:: STORED DATA ::
____

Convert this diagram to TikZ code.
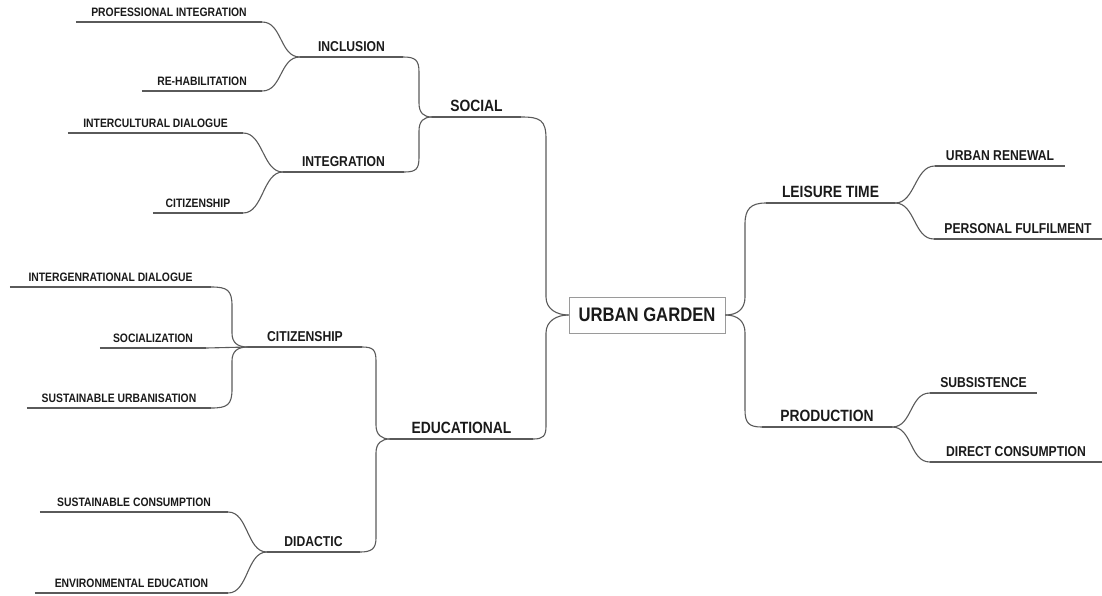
\documentclass[tikz,border=0pt]{standalone}
\usepackage{fontspec}
\setmainfont{Liberation Sans}[FakeStretch=0.85]
\definecolor{lc}{HTML}{5A5A5A}
\definecolor{tc}{HTML}{1A1A1A}
\definecolor{bc}{HTML}{9A9A9A}
\tikzset{
  ln/.style={draw=lc, line width=1.1pt},
  lab/.style={anchor=south, inner xsep=0pt, inner ysep=5pt, text depth=0pt, text=tc, align=center},
  lone/.style={lab, font=\fontsize{16.3}{17}\selectfont\bfseries},
  ltwo/.style={lab, font=\fontsize{14.3}{15}\selectfont\bfseries},
  lthree/.style={lab, font=\fontsize{12.2}{13}\selectfont\bfseries},
  rootbox/.style={draw=bc, line width=0.8pt, minimum width=156pt, minimum height=36pt, inner sep=0pt, text=tc, font=\fontsize{19.6}{20}\selectfont\bfseries}
}
\begin{document}
\begin{tikzpicture}[x=1pt,y=-1pt]
\useasboundingbox (0,0) rectangle (1102,595);
% ---------- nodes ----------
\node[rootbox] (ug) at (647,315) {URBAN GARDEN};
% social branch
\node[lthree, minimum width=186pt] (pi) at (169,22) {PROFESSIONAL INTEGRATION};
\node[lthree, minimum width=120pt] (rh) at (202,91) {RE-HABILITATION};
\node[ltwo, minimum width=103pt] (inc) at (351.5,57) {INCLUSION};
\node[lthree, minimum width=175pt] (ic) at (155.5,133) {INTERCULTURAL DIALOGUE};
\node[lthree, minimum width=90pt] (ct) at (198,213) {CITIZENSHIP};
\node[ltwo, minimum width=121pt] (int) at (343.5,172) {INTEGRATION};
\node[lone, minimum width=89pt] (soc) at (476.5,117) {SOCIAL};
% educational branch
\node[lthree, minimum width=201pt] (ig) at (110.5,287) {INTERGENRATIONAL DIALOGUE};
\node[lthree, minimum width=106pt] (soz) at (153,348) {SOCIALIZATION};
\node[lthree, minimum width=184pt] (su) at (119,408) {SUSTAINABLE URBANISATION};
\node[ltwo, minimum width=114pt] (cit) at (305,347) {CITIZENSHIP};
\node[lthree, minimum width=188pt] (sc) at (134,512) {SUSTAINABLE CONSUMPTION};
\node[lthree, minimum width=193pt] (ee) at (131.5,593) {ENVIRONMENTAL EDUCATION};
\node[ltwo, minimum width=93pt] (did) at (313.5,552) {DIDACTIC};
\node[lone, minimum width=143pt] (edu) at (461.5,439) {EDUCATIONAL};
% right side
\node[lone, minimum width=129pt] (lei) at (830.5,203) {LEISURE TIME};
\node[lone, minimum width=130pt] (pro) at (827,427) {PRODUCTION};
\node[ltwo, minimum width=130pt] (ur) at (1000,166) {URBAN RENEWAL};
\node[ltwo, minimum width=168pt] (pf) at (1018,239) {PERSONAL FULFILMENT};
\node[ltwo, minimum width=107pt] (sub) at (983.5,393) {SUBSISTENCE};
\node[ltwo, minimum width=172pt] (dc) at (1016,462) {DIRECT CONSUMPTION};
% ---------- underlines ----------
\foreach \n in {pi,rh,inc,ic,ct,int,soc,ig,soz,su,cit,sc,ee,did,edu,lei,pro,ur,pf,sub,dc}
  \draw[ln] (\n.south west) -- (\n.south east);
% ---------- connectors ----------
% S-curves
\draw[ln] (pi.south east) .. controls +(20,0) and +(-20,0) .. (inc.south west);
\draw[ln] (rh.south east) .. controls +(20,0) and +(-20,0) .. (inc.south west);
\draw[ln] (ic.south east) .. controls +(20,0) and +(-20,0) .. (int.south west);
\draw[ln] (ct.south east) .. controls +(20,0) and +(-20,0) .. (int.south west);
\draw[ln] (sc.south east) .. controls +(20,0) and +(-20,0) .. (did.south west);
\draw[ln] (ee.south east) .. controls +(20,0) and +(-20,0) .. (did.south west);
\draw[ln] (lei.south east) .. controls +(20,0) and +(-20,0) .. (ur.south west);
\draw[ln] (lei.south east) .. controls +(20,0) and +(-20,0) .. (pf.south west);
\draw[ln] (pro.south east) .. controls +(20,0) and +(-20,0) .. (sub.south west);
\draw[ln] (pro.south east) .. controls +(20,0) and +(-20,0) .. (dc.south west);
% social brackets
\draw[ln] (inc.south east) .. controls +(12,0) and +(0,-12) .. (419,72) -- (419,103) .. controls +(0,10) and +(-8,0) .. (soc.south west);
\draw[ln] (int.south east) .. controls +(12,0) and +(0,12) .. (419,157) -- (419,131) .. controls +(0,-10) and +(-8,0) .. (soc.south west);
% main left
\draw[ln] (soc.south east) .. controls +(19,0) and +(0,-19) .. (546,139) -- (546,297) .. controls +(0,12) and +(-12,0) .. (ug.west);
\draw[ln] (edu.south east) .. controls +(10,0) and +(0,10) .. (546,426) -- (546,333) .. controls +(0,-12) and +(-12,0) .. (ug.west);
% main right
\draw[ln] (ug.east) .. controls +(12,0) and +(0,12) .. (745,297) -- (745,224) .. controls +(0,-15) and +(-15,0) .. (lei.south west);
\draw[ln] (ug.east) .. controls +(12,0) and +(0,-12) .. (745,333) -- (745,410) .. controls +(0,13) and +(-13,0) .. (pro.south west);
% educational brackets
\draw[ln] (cit.south east) .. controls +(11,0) and +(0,-11) .. (376,361) -- (376,425) .. controls +(0,10) and +(-8,0) .. (edu.south west);
\draw[ln] (did.south east) .. controls +(11,0) and +(0,11) .. (376,538) -- (376,453) .. controls +(0,-10) and +(-8,0) .. (edu.south west);
% citizenship brackets
\draw[ln] (ig.south east) .. controls +(16,0) and +(0,-16) .. (232,306) -- (232,333) .. controls +(0,10) and +(-10,0) .. (cit.south west);
\draw[ln] (soz.south east) -- (cit.south west);
\draw[ln] (su.south east) .. controls +(16,0) and +(0,16) .. (232,389) -- (232,361) .. controls +(0,-10) and +(-10,0) .. (cit.south west);
\end{tikzpicture}
\end{document}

____

Reproduce the material word for word. Any pictures should be left out of the copy.

:: WRITTEN REPLY ::
Convert this diagram to TikZ code.
\documentclass[tikz,border=0pt]{standalone}
\usepackage{fontspec}
\setmainfont{Liberation Sans}[FakeStretch=0.85]
\definecolor{lc}{HTML}{5A5A5A}
\definecolor{tc}{HTML}{1A1A1A}
\definecolor{bc}{HTML}{9A9A9A}
\tikzset{
  ln/.style={draw=lc, line width=1.1pt},
  lab/.style={anchor=south, inner xsep=0pt, inner ysep=5pt, text depth=0pt, text=tc, align=center},
  lone/.style={lab, font=\fontsize{16.3}{17}\selectfont\bfseries},
  ltwo/.style={lab, font=\fontsize{14.3}{15}\selectfont\bfseries},
  lthree/.style={lab, font=\fontsize{12.2}{13}\selectfont\bfseries},
  rootbox/.style={draw=bc, line width=0.8pt, minimum width=156pt, minimum height=36pt, inner sep=0pt, text=tc, font=\fontsize{19.6}{20}\selectfont\bfseries}
}
\begin{document}
\begin{tikzpicture}[x=1pt,y=-1pt]
\useasboundingbox (0,0) rectangle (1102,595);
% ---------- nodes ----------
\node[rootbox] (ug) at (647,315) {URBAN GARDEN};
% social branch
\node[lthree, minimum width=186pt] (pi) at (169,22) {PROFESSIONAL INTEGRATION};
\node[lthree, minimum width=120pt] (rh) at (202,91) {RE-HABILITATION};
\node[ltwo, minimum width=103pt] (inc) at (351.5,57) {INCLUSION};
\node[lthree, minimum width=175pt] (ic) at (155.5,133) {INTERCULTURAL DIALOGUE};
\node[lthree, minimum width=90pt] (ct) at (198,213) {CITIZENSHIP};
\node[ltwo, minimum width=121pt] (int) at (343.5,172) {INTEGRATION};
\node[lone, minimum width=89pt] (soc) at (476.5,117) {SOCIAL};
% educational branch
\node[lthree, minimum width=201pt] (ig) at (110.5,287) {INTERGENRATIONAL DIALOGUE};
\node[lthree, minimum width=106pt] (soz) at (153,348) {SOCIALIZATION};
\node[lthree, minimum width=184pt] (su) at (119,408) {SUSTAINABLE URBANISATION};
\node[ltwo, minimum width=114pt] (cit) at (305,347) {CITIZENSHIP};
\node[lthree, minimum width=188pt] (sc) at (134,512) {SUSTAINABLE CONSUMPTION};
\node[lthree, minimum width=193pt] (ee) at (131.5,593) {ENVIRONMENTAL EDUCATION};
\node[ltwo, minimum width=93pt] (did) at (313.5,552) {DIDACTIC};
\node[lone, minimum width=143pt] (edu) at (461.5,439) {EDUCATIONAL};
% right side
\node[lone, minimum width=129pt] (lei) at (830.5,203) {LEISURE TIME};
\node[lone, minimum width=130pt] (pro) at (827,427) {PRODUCTION};
\node[ltwo, minimum width=130pt] (ur) at (1000,166) {URBAN RENEWAL};
\node[ltwo, minimum width=168pt] (pf) at (1018,239) {PERSONAL FULFILMENT};
\node[ltwo, minimum width=107pt] (sub) at (983.5,393) {SUBSISTENCE};
\node[ltwo, minimum width=172pt] (dc) at (1016,462) {DIRECT CONSUMPTION};
% ---------- underlines ----------
\foreach \n in {pi,rh,inc,ic,ct,int,soc,ig,soz,su,cit,sc,ee,did,edu,lei,pro,ur,pf,sub,dc}
  \draw[ln] (\n.south west) -- (\n.south east);
% ---------- connectors ----------
% S-curves
\draw[ln] (pi.south east) .. controls +(20,0) and +(-20,0) .. (inc.south west);
\draw[ln] (rh.south east) .. controls +(20,0) and +(-20,0) .. (inc.south west);
\draw[ln] (ic.south east) .. controls +(20,0) and +(-20,0) .. (int.south west);
\draw[ln] (ct.south east) .. controls +(20,0) and +(-20,0) .. (int.south west);
\draw[ln] (sc.south east) .. controls +(20,0) and +(-20,0) .. (did.south west);
\draw[ln] (ee.south east) .. controls +(20,0) and +(-20,0) .. (did.south west);
\draw[ln] (lei.south east) .. controls +(20,0) and +(-20,0) .. (ur.south west);
\draw[ln] (lei.south east) .. controls +(20,0) and +(-20,0) .. (pf.south west);
\draw[ln] (pro.south east) .. controls +(20,0) and +(-20,0) .. (sub.south west);
\draw[ln] (pro.south east) .. controls +(20,0) and +(-20,0) .. (dc.south west);
% social brackets
\draw[ln] (inc.south east) .. controls +(12,0) and +(0,-12) .. (419,72) -- (419,103) .. controls +(0,10) and +(-8,0) .. (soc.south west);
\draw[ln] (int.south east) .. controls +(12,0) and +(0,12) .. (419,157) -- (419,131) .. controls +(0,-10) and +(-8,0) .. (soc.south west);
% main left
\draw[ln] (soc.south east) .. controls +(19,0) and +(0,-19) .. (546,139) -- (546,297) .. controls +(0,12) and +(-12,0) .. (ug.west);
\draw[ln] (edu.south east) .. controls +(10,0) and +(0,10) .. (546,426) -- (546,333) .. controls +(0,-12) and +(-12,0) .. (ug.west);
% main right
\draw[ln] (ug.east) .. controls +(12,0) and +(0,12) .. (745,297) -- (745,224) .. controls +(0,-15) and +(-15,0) .. (lei.south west);
\draw[ln] (ug.east) .. controls +(12,0) and +(0,-12) .. (745,333) -- (745,410) .. controls +(0,13) and +(-13,0) .. (pro.south west);
% educational brackets
\draw[ln] (cit.south east) .. controls +(11,0) and +(0,-11) .. (376,361) -- (376,425) .. controls +(0,10) and +(-8,0) .. (edu.south west);
\draw[ln] (did.south east) .. controls +(11,0) and +(0,11) .. (376,538) -- (376,453) .. controls +(0,-10) and +(-8,0) .. (edu.south west);
% citizenship brackets
\draw[ln] (ig.south east) .. controls +(16,0) and +(0,-16) .. (232,306) -- (232,333) .. controls +(0,10) and +(-10,0) .. (cit.south west);
\draw[ln] (soz.south east) -- (cit.south west);
\draw[ln] (su.south east) .. controls +(16,0) and +(0,16) .. (232,389) -- (232,361) .. controls +(0,-10) and +(-10,0) .. (cit.south west);
\end{tikzpicture}
\end{document}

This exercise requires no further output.